End your session after you've either reached the terminal point of your runbook or you've reached a problem with your runbook so bad you had to stop. (Don't worry, this doesn't mean you've done a bad job. It means you've learned something important before it was a problem.)

When you're done, the GM can reveal any hidden information not yet revealed. Plan a retrospective to identify areas of improvement. Turn these notes into action items, and plan to re-run after you've completed those items.

Run this game multiple times until you're confident in the results. You may still learn things each time. You may still come out with action items. But there comes a point where the cost of practice outweighs the value of the lessons you will learn. Where this price point lies depends on your business and the risk tolerance of your industry.

You can get a bit more value out of repeated exercises by making them more realistic (as described earlier), or by adding in a “chaos monkey” element. The “chaos monkey” may remove a person (simulating, for example, a personal emergency), or report that tooling has been broken. In this variant, an incident responder may find expected logs missing or a critical employee may be unavailable. In the same way that the tool helps you build more a resilient architecture, so does this element help your team become more resilient in the face of challenges.

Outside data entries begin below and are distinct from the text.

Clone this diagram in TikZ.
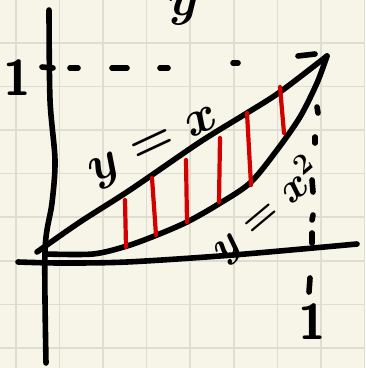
\documentclass[tikz,border=0pt]{standalone}
\definecolor{paper}{HTML}{F7F5E8}
\definecolor{gridgray}{HTML}{DEDDD1}
\definecolor{hatchred}{HTML}{D40000}
\begin{document}
\begin{tikzpicture}[x=0.5pt,y=-0.5pt,
    ink/.style={line width=2.8pt,line cap=round,line join=round},
    hatch/.style={line width=2.1pt,line cap=round,hatchred},
    gridline/.style={line width=0.75pt,gridgray},
    hand/.style={font=\fontsize{25}{25}\selectfont\boldmath}]
    \fill[paper] (0,0) rectangle (365,368);
    \useasboundingbox (0,0) rectangle (365,368);
    \foreach \i in {0,...,8} \draw[gridline] (15.8+43.6*\i,0) -- (15.8+43.6*\i,368);
    \foreach \j in {0,...,7} \draw[gridline] (0,42.8+43.6*\j) -- (365,42.8+43.6*\j);

    \draw[ink] plot[smooth] coordinates {(49,10) (50,100) (55,160) (52,203) (45,250) (46,363)};
    \draw[ink] plot[smooth] coordinates {(18,262) (60,263) (127,262) (233,255) (357,244)};
    \node[anchor=base,font=\fontsize{70}{70}\selectfont\boldmath] (ylabel) at (184,16) {$y$};

    \draw[ink] plot[smooth] coordinates {(37,252) (80,222) (130,190) (200,142) (247,113) (280,92) (327,56)};
    \draw[ink] (298,56) -- (315,54);
    \draw[ink] plot[smooth] coordinates {(45,254) (93,254) (127,246) (157,235) (187,222) (217,205) (250,183) (277,150) (300,117) (317,83) (327,56)};

    \foreach \a/\b/\c/\d in {125/200/126/247, 152/178/156/235, 186/160/187/222, 220/138/219/202, 247/113/251/185, 280/87/284/133}
        \draw[hatch] (\a,\b) -- (\c,\d);

    \draw[ink] (42,67) -- (53,68);
    \foreach \a/\b/\c/\d in {70/68/78/68, 112/68/127/68, 160/68/168/68, 233/63/238/63}
        \draw[ink] (\a,\b) -- (\c,\d);
    \foreach \a/\b/\c/\d in {317/107/318/113, 315/137/315/143, 312/180/313/192, 313/215/312/220, 312/233/312/243, 310/278/309/292}
        \draw[ink] (\a,\b) -- (\c,\d);

    \node[hand] (oney) at (17,78) {\sffamily\bfseries 1};
    \node[hand] (onex) at (312,322) {\sffamily\bfseries 1};
    \node[hand,rotate=25] (lineyx) at (155,148) {$y=x$};
    \node[hand,rotate=40,font=\fontsize{22}{22}\selectfont\boldmath] (curveyx) at (266,210) {$y=x^2$};
\end{tikzpicture}
\end{document}
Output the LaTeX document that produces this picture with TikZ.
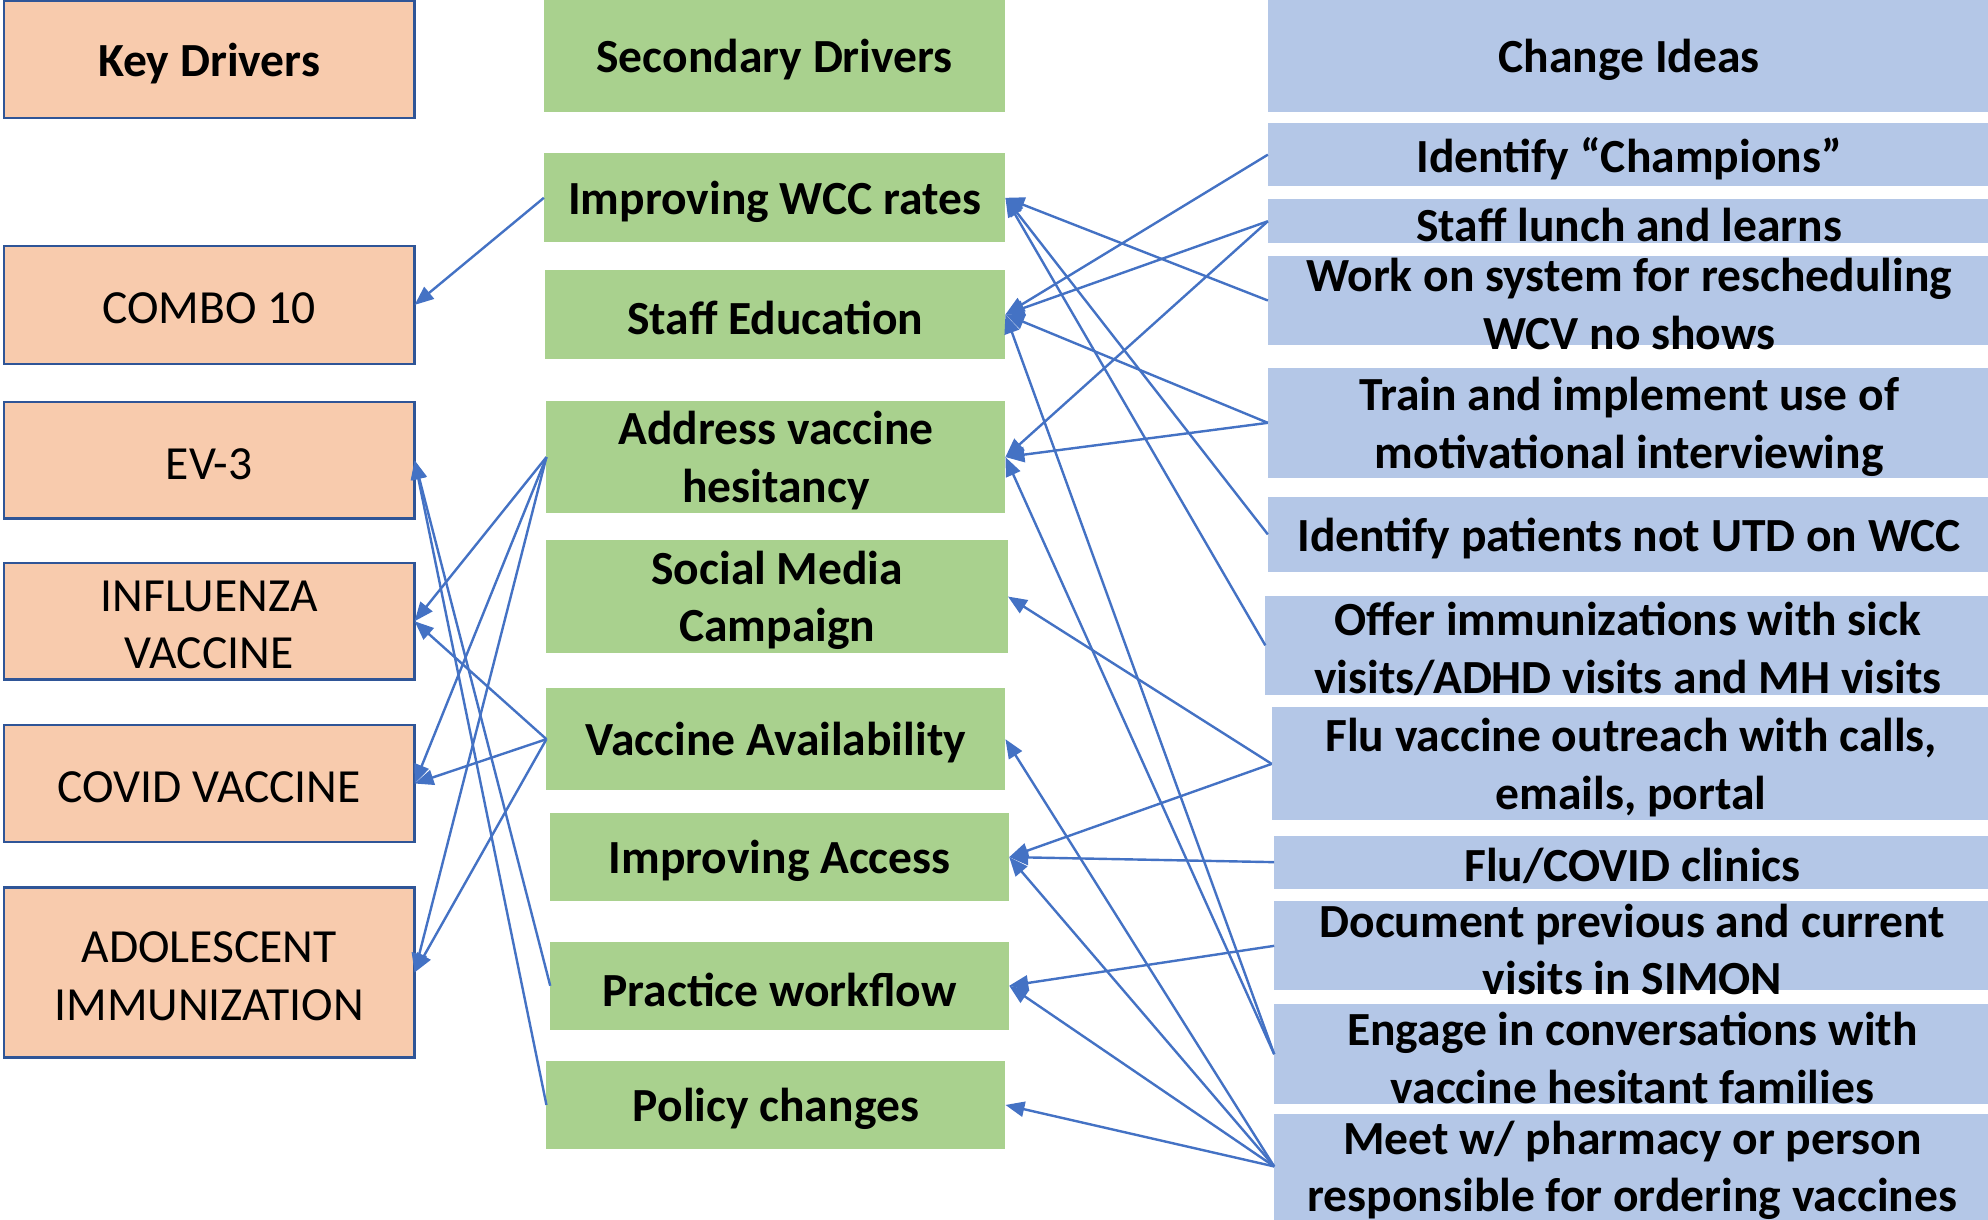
\documentclass[tikz,border=0pt]{standalone}
\usepackage{fontspec}
\setmainfont{Carlito}
\usetikzlibrary{arrows.meta}
\definecolor{peach}{HTML}{F8CBAD}
\definecolor{sgreen}{HTML}{A9D18E}
\definecolor{cblue}{HTML}{B4C7E7}
\definecolor{kborder}{HTML}{2F5597}
\definecolor{arrowblue}{HTML}{4472C4}
\begin{document}
\begin{tikzpicture}[x=1pt,y=-1pt,
  kbox/.style={draw=kborder, line width=1.8pt, fill=peach, inner sep=0pt, outer sep=0pt, minimum width=324pt},
  sbox/.style={fill=sgreen, inner sep=0pt, outer sep=0pt},
  cbox/.style={fill=cblue, inner sep=0pt, outer sep=0pt},
  ktext/.style={font=\fontsize{37.5}{45.5}\selectfont, align=center, inner sep=0pt, yshift=-3pt},
  btext/.style={font=\fontsize{37.5}{45.5}\selectfont\bfseries, align=center, inner sep=0pt, yshift=-3pt},
  conn/.style={draw=arrowblue, line width=1.9pt, -{Triangle[length=15pt,width=12pt]}}]
\useasboundingbox (0,0) rectangle (1568,961.5);
\clip (0,0) rectangle (1568,961.5);

% Key drivers
\node[kbox, minimum height=92pt, label={[btext]center:Key Drivers}] (kd) at (165,47) {};
\node[kbox, minimum height=93pt, label={[ktext]center:COMBO 10}] (combo) at (165,240.5) {};
\node[kbox, minimum height=92pt, label={[ktext]center:EV-3}] (ev) at (165,363) {};
\node[kbox, minimum height=92pt, label={[ktext]center:{INFLUENZA\\VACCINE}}] (flu) at (165,490) {};
\node[kbox, minimum height=92pt, label={[ktext]center:COVID VACCINE}] (covid) at (165,618) {};
\node[kbox, minimum height=134pt, label={[ktext]center:{ADOLESCENT\\IMMUNIZATION}}] (adol) at (165,767) {};

% Secondary drivers
\node[sbox, minimum width=364pt, minimum height=88pt, label={[btext]center:Secondary Drivers}] (sd) at (611,44) {};
\node[sbox, minimum width=364pt, minimum height=70pt, label={[btext]center:Improving WCC rates}] (wcc) at (611,156) {};
\node[sbox, minimum width=363pt, minimum height=70pt, label={[btext]center:Staff Education}] (se) at (611.5,248) {};
\node[sbox, minimum width=362pt, minimum height=89pt, label={[btext]center:{Address vaccine\\hesitancy}}] (avh) at (612,360.5) {};
\node[sbox, minimum width=364pt, minimum height=89pt, label={[btext]center:{Social Media\\Campaign}}] (smc) at (613,470.5) {};
\node[sbox, minimum width=362pt, minimum height=80pt, label={[btext]center:Vaccine Availability}] (va) at (612,583) {};
\node[sbox, minimum width=362pt, minimum height=70pt, label={[btext]center:Improving Access}] (ia) at (615,676) {};
\node[sbox, minimum width=362pt, minimum height=69pt, label={[btext]center:Practice workflow}] (pw) at (615,777.5) {};
\node[sbox, minimum width=362pt, minimum height=69pt, label={[btext]center:Policy changes}] (pc) at (612,871.5) {};

% Change ideas
\node[cbox, minimum width=570pt, minimum height=88pt, label={[btext]center:Change Ideas}] (ci) at (1285,44) {};
\node[cbox, minimum width=570pt, minimum height=50pt, label={[btext]center:Identify “Champions”}] (champ) at (1285,122) {};
\node[cbox, minimum width=570pt, minimum height=35pt, label={[btext]center:Staff lunch and learns}] (lunch) at (1285,174.5) {};
\node[cbox, minimum width=570pt, minimum height=70pt, label={[btext]center:{Work on system for rescheduling\\WCV no shows}}] (work) at (1285,237) {};
\node[cbox, minimum width=570pt, minimum height=87pt, label={[btext]center:{Train and implement use of\\motivational interviewing}}] (train) at (1285,333.5) {};
\node[cbox, minimum width=570pt, minimum height=59pt, label={[btext]center:Identify patients not UTD on WCC}] (idp) at (1285,421.5) {};
\node[cbox, minimum width=572pt, minimum height=78pt, label={[btext]center:{Offer immunizations with sick\\visits/ADHD visits and MH visits}}] (offer) at (1284,509) {};
\node[cbox, minimum width=567pt, minimum height=89pt, label={[btext]center:{Flu vaccine outreach with calls,\\emails, portal}}] (fluo) at (1286.5,602.5) {};
\node[cbox, minimum width=565pt, minimum height=42pt, label={[btext]center:Flu/COVID clinics}] (fc) at (1287.5,680) {};
\node[cbox, minimum width=565pt, minimum height=70pt, label={[btext]center:{Document previous and current\\visits in SIMON}}] (doc) at (1287.5,746) {};
\node[cbox, minimum width=565pt, minimum height=79pt, label={[btext]center:{Engage in conversations with\\vaccine hesitant families}}] (eng) at (1287.5,831.5) {};
\node[cbox, minimum width=565pt, minimum height=96pt, label={[btext, yshift=7pt]center:{Meet w/ pharmacy or person\\responsible for ordering vaccines}}] (meet) at (1287.5,927) {};

% Secondary -> Key
\draw[conn] (wcc.west) -- (combo.east);
\draw[conn] (avh.west) -- (flu.east);
\draw[conn] (avh.west) -- (covid.east);
\draw[conn] (avh.west) -- (adol.east);
\draw[conn] (va.west) -- (flu.east);
\draw[conn] (va.west) -- (covid.east);
\draw[conn] (va.west) -- (adol.east);
\draw[conn] (pw.west) -- (ev.east);
\draw[conn] (pc.west) -- (ev.east);

% Change ideas -> Secondary
\draw[conn] (champ.west) -- (se.east);
\draw[conn] (lunch.west) -- (se.east);
\draw[conn] (lunch.west) -- (avh.east);
\draw[conn] (work.west) -- (wcc.east);
\draw[conn] (train.west) -- (se.east);
\draw[conn] (train.west) -- (avh.east);
\draw[conn] (idp.west) -- (wcc.east);
\draw[conn] (offer.west) -- (wcc.east);
\draw[conn] (fluo.west) -- (smc.east);
\draw[conn] (fluo.west) -- (ia.east);
\draw[conn] (fc.west) -- (ia.east);
\draw[conn] (doc.west) -- (pw.east);
\draw[conn] (eng.west) -- (se.east);
\draw[conn] (eng.west) -- (avh.east);
\draw[conn] ([yshift=7pt]meet.west) -- (va.east);
\draw[conn] ([yshift=7pt]meet.west) -- (ia.east);
\draw[conn] ([yshift=7pt]meet.west) -- (pw.east);
\draw[conn] ([yshift=7pt]meet.west) -- (pc.east);
\end{tikzpicture}
\end{document}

Large scale runbooks can be tested quarterly, yearly, or every two years, depending on staff turnover and technology changes. Runbooks and skills both begin to rot the moment they are not used.

But why should we stop at large scale events?

Every engineering team should know what to do if their software is compromised. They should know where to look for logs to help incident responders. They should know which regulatory agencies they need to contact, and the time limits for legal compliance. These time lines may be surprising. Companies running in India, for example, have 72 hours to report a breach before risking penalties.

Scaled down versions of these table top exercises can be run to verify team runbooks. And the GM's role scales well. One GM can facilitate multiple sessions at the same time, with different learning from the exercise together, learning from each other's good ideas and failures. Shared retrospectives can provide opportunities to foster innovation by cross-pollinating between teams.

Rare events can be chaotic, and time can be lost in that chaos. Lost time can be lost data, and lost data can be both lost revenue and fines. By training for rare and unexpected events, it becomes possible to minimize their impact. While a data breach and lose customer trust, a competent response to an unexpected event can also build trust.

How prepared are you for the unexpected? Are you ready to find out?